**Stated task**
Pictures excluded, return the lines below from the first through the line holding "import plotly.graph_objects as go".

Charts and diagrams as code
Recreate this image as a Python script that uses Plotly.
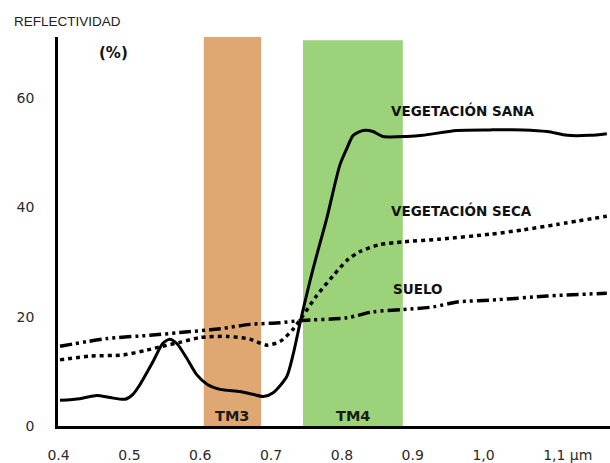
import plotly.graph_objects as go

# ---- data ----
sana_x = [0.402, 0.430, 0.454, 0.473, 0.494, 0.505, 0.515, 0.533, 0.547, 0.557, 0.567, 0.581,
          0.595, 0.610, 0.628, 0.656, 0.674, 0.689, 0.703, 0.722, 0.731, 0.741, 0.759, 0.779,
          0.797, 0.807, 0.816, 0.830, 0.844, 0.858, 0.892, 0.914, 0.962, 1.009, 1.056, 1.090,
          1.118, 1.150, 1.174]
sana_y = [4.7, 5.0, 5.6, 5.2, 4.9, 5.8, 7.6, 11.7, 15.1, 15.9, 15.1, 12.4,
          9.4, 7.6, 6.7, 6.3, 5.8, 5.4, 6.1, 9.0, 13.0, 18.9, 28.6, 38.2,
          47.7, 50.8, 53.2, 54.1, 53.9, 53.0, 53.0, 53.2, 54.1, 54.2, 54.2, 53.9,
          53.2, 53.2, 53.5]

seca_x = [0.402, 0.444, 0.491, 0.525, 0.547, 0.571, 0.600, 0.638, 0.670, 0.694, 0.713, 0.731,
          0.745, 0.764, 0.787, 0.807, 0.825, 0.853, 0.886, 0.938, 1.009, 1.056, 1.104, 1.174]
seca_y = [12.1, 12.8, 13.0, 13.9, 14.6, 15.3, 16.2, 16.4, 15.9, 14.8, 15.5, 17.7,
          20.2, 23.8, 27.4, 30.3, 31.9, 33.2, 33.7, 34.2, 35.1, 35.9, 36.9, 38.4]

suelo_x = [0.402, 0.468, 0.529, 0.571, 0.628, 0.670, 0.713, 0.741, 0.807, 0.844, 0.886, 0.929,
           0.963, 1.019, 1.090, 1.174]
suelo_y = [14.6, 16.0, 16.6, 17.1, 17.8, 18.6, 18.9, 19.3, 19.8, 20.9, 21.3, 21.8,
           22.7, 23.1, 23.8, 24.3]

bands = ["TM3", "TM4"]
band_x0 = [0.605, 0.745]
band_x1 = [0.686, 0.886]
band_top = [71.2, 70.6]
band_colors = ["#DFA872", "#9BD27A"]

x_tickvals = [0.4, 0.5, 0.6, 0.7, 0.8, 0.9, 1.0, 1.1]
x_ticktext = ["0.4", "0.5", "0.6", "0.7", "0.8", "0.9", "1,0", "\u2007\u2007\u20071,1 µm"]
y_tickvals = [0, 20, 40, 60]
y_ticktext = ["0", "20", "40", "60"]

series_labels = ["VEGETACIÓN SANA", "VEGETACIÓN SECA", "SUELO"]
label_x = [0.866, 0.866, 0.870]
label_y = [57.7, 39.5, 25.0]

FONT = "DejaVu Sans"

fig = go.Figure()

fig.add_trace(go.Scatter(x=sana_x, y=sana_y, mode="lines",
                         line=dict(color="black", width=3, shape="spline", smoothing=0.7)))
fig.add_trace(go.Scatter(x=seca_x, y=seca_y, mode="lines",
                         line=dict(color="black", width=3.5, dash="4px,4px", shape="spline", smoothing=0.7)))
fig.add_trace(go.Scatter(x=suelo_x, y=suelo_y, mode="lines",
                         line=dict(color="black", width=3.5, dash="12px,4px,3px,4px,3px,4px",
                                   shape="spline", smoothing=0.7)))

for name, x0, x1, top, col in zip(bands, band_x0, band_x1, band_top, band_colors):
    fig.add_shape(type="rect", xref="x", yref="y", x0=x0, x1=x1, y0=0, y1=top,
                  fillcolor=col, line=dict(width=0), layer="below")
    fig.add_annotation(x=(x0 + x1) / 2, y=1.8, xref="x", yref="y", text="<b>%s</b>" % name,
                       showarrow=False, font=dict(family=FONT, size=14.5, color="#1a1a1a"))

for txt, lx, ly in zip(series_labels, label_x, label_y):
    fig.add_annotation(x=lx, y=ly, xref="x", yref="y", text="<b>%s</b>" % txt, showarrow=False,
                       xanchor="left", font=dict(family=FONT, size=13.5, color="#111"))

fig.add_annotation(x=-0.083, y=1.0405, xref="paper", yref="paper", text="REFLECTIVIDAD",
                   showarrow=False, xanchor="left", yanchor="middle",
                   font=dict(family="Liberation Sans", size=13.5, color="#222"))
fig.add_annotation(x=(113 - 58) / 552, y=(432 - 53) / 395, xref="paper", yref="paper",
                   text="<b>(%)</b>", showarrow=False, xanchor="center", yanchor="middle",
                   font=dict(family=FONT, size=15, color="#111"))

fig.update_layout(
    width=610, height=463,
    margin=dict(l=58, r=0, t=37, b=31),
    paper_bgcolor="white", plot_bgcolor="white",
    showlegend=False,
    xaxis=dict(range=[0.3992, 1.1785], showline=True, linecolor="black", linewidth=2.5,
               showgrid=False, zeroline=False, tickvals=x_tickvals, ticktext=x_ticktext,
               ticks="", ticklabelstandoff=14,
               tickfont=dict(family=FONT, size=14, color="#2a2a2a")),
    yaxis=dict(range=[0, 71.2], showline=True, linecolor="black", linewidth=2.5,
               showgrid=False, zeroline=False, tickvals=y_tickvals, ticktext=y_ticktext,
               ticks="", ticklabelstandoff=18,
               tickfont=dict(family=FONT, size=14, color="#2a2a2a")),
)

fig.write_html("out.html")
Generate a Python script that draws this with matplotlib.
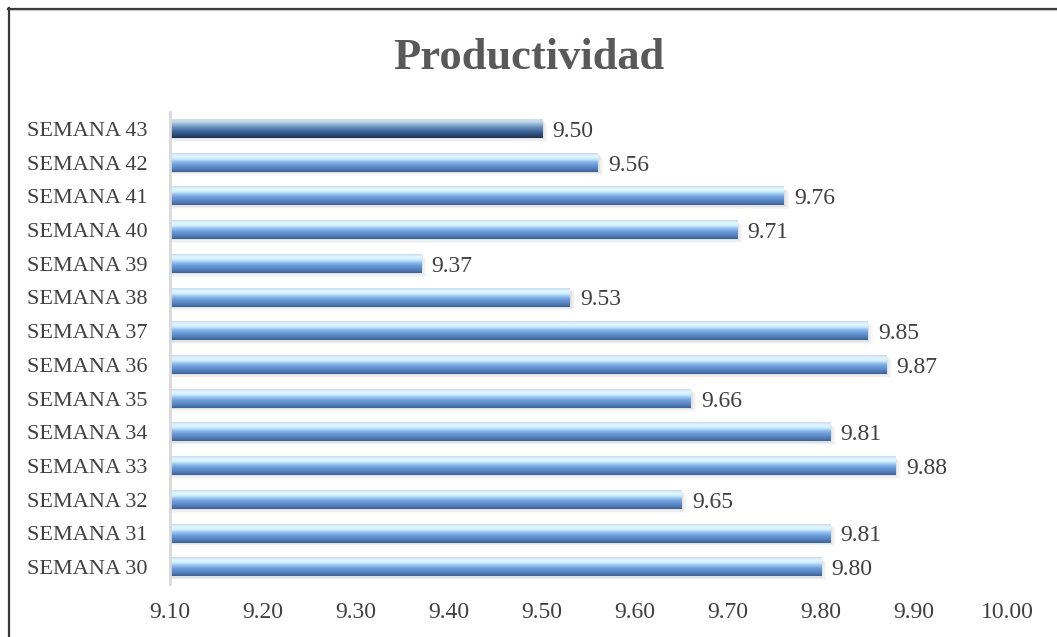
import numpy as np
import matplotlib
matplotlib.use("Agg")
import matplotlib.pyplot as plt
from matplotlib.colors import LinearSegmentedColormap
from matplotlib.lines import Line2D
from matplotlib.patches import Rectangle

weeks = [f"SEMANA {n}" for n in range(30, 44)]
productivity = [9.80, 9.81, 9.65, 9.88, 9.81, 9.66, 9.87, 9.85, 9.53, 9.37, 9.71, 9.76, 9.56, 9.50]
x_ticks = [9.10, 9.20, 9.30, 9.40, 9.50, 9.60, 9.70, 9.80, 9.90, 10.00]
x_min, x_max = 9.10, 10.00

plt.rcParams["font.family"] = ["Liberation Serif", "DejaVu Serif"]

# glossy bar shading, listed from the top edge of a bar down to its bottom edge
blue_shade = LinearSegmentedColormap.from_list(
    "blue_shade",
    [(0.00, "#c6dcf3"), (0.15, "#e4f8ff"), (0.30, "#cdeefc"),
     (0.45, "#8fbdec"), (0.60, "#6e9ddc"), (0.80, "#5883c0"),
     (1.00, "#3d6394")])
navy_shade = LinearSegmentedColormap.from_list(
    "navy_shade",
    [(0.00, "#cfe0ea"), (0.15, "#bcd5e5"), (0.40, "#6f95c2"),
     (0.65, "#3f6597"), (1.00, "#1d3455")])
gradient = np.linspace(0, 1, 64).reshape(-1, 1)

fig = plt.figure(figsize=(10.57, 6.37), dpi=100)
ax = fig.add_axes([0.1608, 0.0832, 0.7919, 0.741])

bar_h = 0.54
y_pos = np.arange(len(weeks))
for i, (y, val) in enumerate(zip(y_pos, productivity)):
    # soft drop shadow under each bar
    for k, a in enumerate([0.12, 0.08, 0.04]):
        ax.add_patch(Rectangle((x_min, y - bar_h / 2 - 0.04 - 0.04 * k),
                               val - x_min + 0.002 * (k + 1), bar_h,
                               facecolor="#7f7f7f", edgecolor="none",
                               alpha=a, zorder=1))
    cmap = navy_shade if i == len(weeks) - 1 else blue_shade
    ax.imshow(gradient, cmap=cmap, aspect="auto", interpolation="bilinear",
              extent=[x_min, val, y - bar_h / 2, y + bar_h / 2],
              origin="upper", zorder=2)
    ax.annotate(f"{val:.2f}", xy=(val, y), xytext=(7.5, 0),
                textcoords="offset points", ha="left", va="center_baseline",
                fontsize=17, color="#404040")

ax.set_xlim(x_min, x_max)
ax.set_ylim(-0.5, len(weeks) - 0.5)
ax.set_yticks(y_pos)
ax.set_yticklabels(weeks, fontsize=16, color="#404040", va="center_baseline")
ax.set_xticks(x_ticks)
ax.set_xticklabels([f"{t:.2f}" for t in x_ticks], fontsize=17, color="#404040")
ax.tick_params(axis="both", length=0)
ax.tick_params(axis="x", pad=13)
ax.tick_params(axis="y", pad=16)
for side in ["top", "right", "bottom"]:
    ax.spines[side].set_visible(False)
ax.spines["left"].set_color("#d9d9d9")
ax.spines["left"].set_linewidth(2)

fig.text(0.5, 0.892, "Productividad", ha="center", va="baseline",
         fontsize=32, fontweight="bold", color="#595959")

# chart frame, only the top and left edges show
fig.add_artist(Line2D([8 / 1057, 1], [1 - 8.5 / 637, 1 - 8.5 / 637],
                      color="#3a3a3a", linewidth=1.6))
fig.add_artist(Line2D([8 / 1057, 1], [1 - 10 / 637, 1 - 10 / 637],
                      color="#c8c8c8", linewidth=0.8))
fig.add_artist(Line2D([8.5 / 1057, 8.5 / 1057], [0, 1 - 8 / 637],
                      color="#3a3a3a", linewidth=1.6))

fig.savefig("out.png", dpi=100)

**The solution**
Recreate this image as a Python script that uses Plotly.
import plotly.graph_objects as go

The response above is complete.